▸ **PROBLEM STATEMENT**
Emit the data below verbatim, stripping out any pictures.

## begin

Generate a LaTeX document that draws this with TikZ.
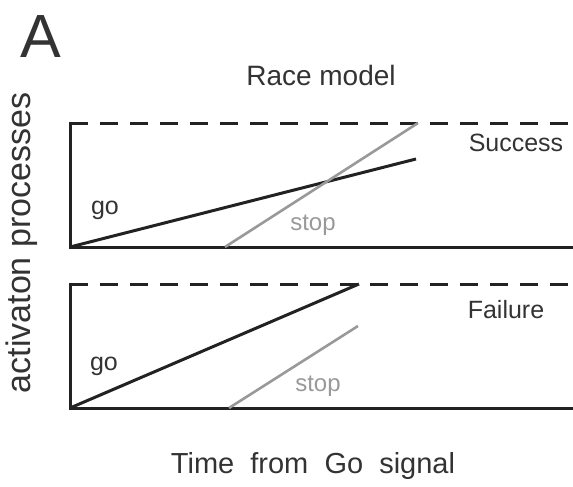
\documentclass[tikz,border=0pt]{standalone}
\usepackage{fontspec}
\setmainfont{Liberation Sans}
\definecolor{ink}{HTML}{222222}
\definecolor{txt}{HTML}{333333}
\definecolor{stopgray}{HTML}{999999}
\begin{document}
\begin{tikzpicture}[x=1pt,y=-1pt,
  axis/.style={draw=ink,line width=3pt,line cap=butt},
  thresh/.style={draw=ink,line width=3pt,dash pattern=on 18pt off 12pt},
  goline/.style={draw=ink,line width=3pt},
  stopline/.style={draw=stopgray,line width=2.6pt},
  lab/.style={text=txt,font=\fontsize{25}{27}\selectfont,inner sep=0pt},
  stoplab/.style={text=stopgray,font=\fontsize{24}{26}\selectfont,inner sep=0pt}]
\useasboundingbox (0,0) rectangle (573,487);
% labels
\node[text=txt,font=\fontsize{61}{61}\selectfont,inner sep=0pt] (A) at (41,37) {A};
\node[lab,font=\fontsize{28}{30}\selectfont] (title) at (321,75) {Race model};
\node[lab,font=\fontsize{29}{31}\selectfont] (xlab) at (313,466) {Time\ \ from\ \ Go\ \ signal};
\node[lab,font=\fontsize{34}{36}\selectfont,rotate=90] (ylab) at (22,243) {activaton processes};
% top panel
\coordinate (t0) at (70,247);
\coordinate (ttl) at (70,123);
\coordinate (ttr) at (573,123);
\coordinate (tbr) at (573,247);
\coordinate (tgo) at (416,159);
\coordinate (ts0) at (225,247);
\coordinate (ts1) at (418,123);
\draw[axis] (70,121.5) -- (t0) -- (tbr);
\draw[thresh] (ttl) -- (ttr);
\draw[goline] (t0) -- (tgo);
\draw[stopline] (ts0) -- (ts1);
\node[lab] (tgolab) at (105,210) {go};
\node[stoplab] (tstoplab) at (313,225) {stop};
\node[lab] (succ) at (516,143) {Success};
% bottom panel
\coordinate (b0) at (70,408);
\coordinate (btl) at (70,284);
\coordinate (btr) at (573,284);
\coordinate (bbr) at (573,408);
\coordinate (bgo) at (359,284);
\coordinate (bs0) at (229,408);
\coordinate (bs1) at (358,326);
\draw[axis] (70,282.5) -- (b0) -- (bbr);
\draw[thresh] (btl) -- (btr);
\draw[goline] (b0) -- (bgo);
\draw[stopline] (bs0) -- (bs1);
\node[lab] (bgolab) at (104,366) {go};
\node[stoplab] (bstoplab) at (318,386) {stop};
\node[lab] (fail) at (506,310) {Failure};
\end{tikzpicture}
\end{document}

## end

▸ **ANSWER FOR THE TASK**
Generate a LaTeX document that draws this with TikZ.
\documentclass[tikz,border=0pt]{standalone}
\usepackage{fontspec}
\setmainfont{Liberation Sans}
\definecolor{ink}{HTML}{222222}
\definecolor{txt}{HTML}{333333}
\definecolor{stopgray}{HTML}{999999}
\begin{document}
\begin{tikzpicture}[x=1pt,y=-1pt,
  axis/.style={draw=ink,line width=3pt,line cap=butt},
  thresh/.style={draw=ink,line width=3pt,dash pattern=on 18pt off 12pt},
  goline/.style={draw=ink,line width=3pt},
  stopline/.style={draw=stopgray,line width=2.6pt},
  lab/.style={text=txt,font=\fontsize{25}{27}\selectfont,inner sep=0pt},
  stoplab/.style={text=stopgray,font=\fontsize{24}{26}\selectfont,inner sep=0pt}]
\useasboundingbox (0,0) rectangle (573,487);
% labels
\node[text=txt,font=\fontsize{61}{61}\selectfont,inner sep=0pt] (A) at (41,37) {A};
\node[lab,font=\fontsize{28}{30}\selectfont] (title) at (321,75) {Race model};
\node[lab,font=\fontsize{29}{31}\selectfont] (xlab) at (313,466) {Time\ \ from\ \ Go\ \ signal};
\node[lab,font=\fontsize{34}{36}\selectfont,rotate=90] (ylab) at (22,243) {activaton processes};
% top panel
\coordinate (t0) at (70,247);
\coordinate (ttl) at (70,123);
\coordinate (ttr) at (573,123);
\coordinate (tbr) at (573,247);
\coordinate (tgo) at (416,159);
\coordinate (ts0) at (225,247);
\coordinate (ts1) at (418,123);
\draw[axis] (70,121.5) -- (t0) -- (tbr);
\draw[thresh] (ttl) -- (ttr);
\draw[goline] (t0) -- (tgo);
\draw[stopline] (ts0) -- (ts1);
\node[lab] (tgolab) at (105,210) {go};
\node[stoplab] (tstoplab) at (313,225) {stop};
\node[lab] (succ) at (516,143) {Success};
% bottom panel
\coordinate (b0) at (70,408);
\coordinate (btl) at (70,284);
\coordinate (btr) at (573,284);
\coordinate (bbr) at (573,408);
\coordinate (bgo) at (359,284);
\coordinate (bs0) at (229,408);
\coordinate (bs1) at (358,326);
\draw[axis] (70,282.5) -- (b0) -- (bbr);
\draw[thresh] (btl) -- (btr);
\draw[goline] (b0) -- (bgo);
\draw[stopline] (bs0) -- (bs1);
\node[lab] (bgolab) at (104,366) {go};
\node[stoplab] (bstoplab) at (318,386) {stop};
\node[lab] (fail) at (506,310) {Failure};
\end{tikzpicture}
\end{document}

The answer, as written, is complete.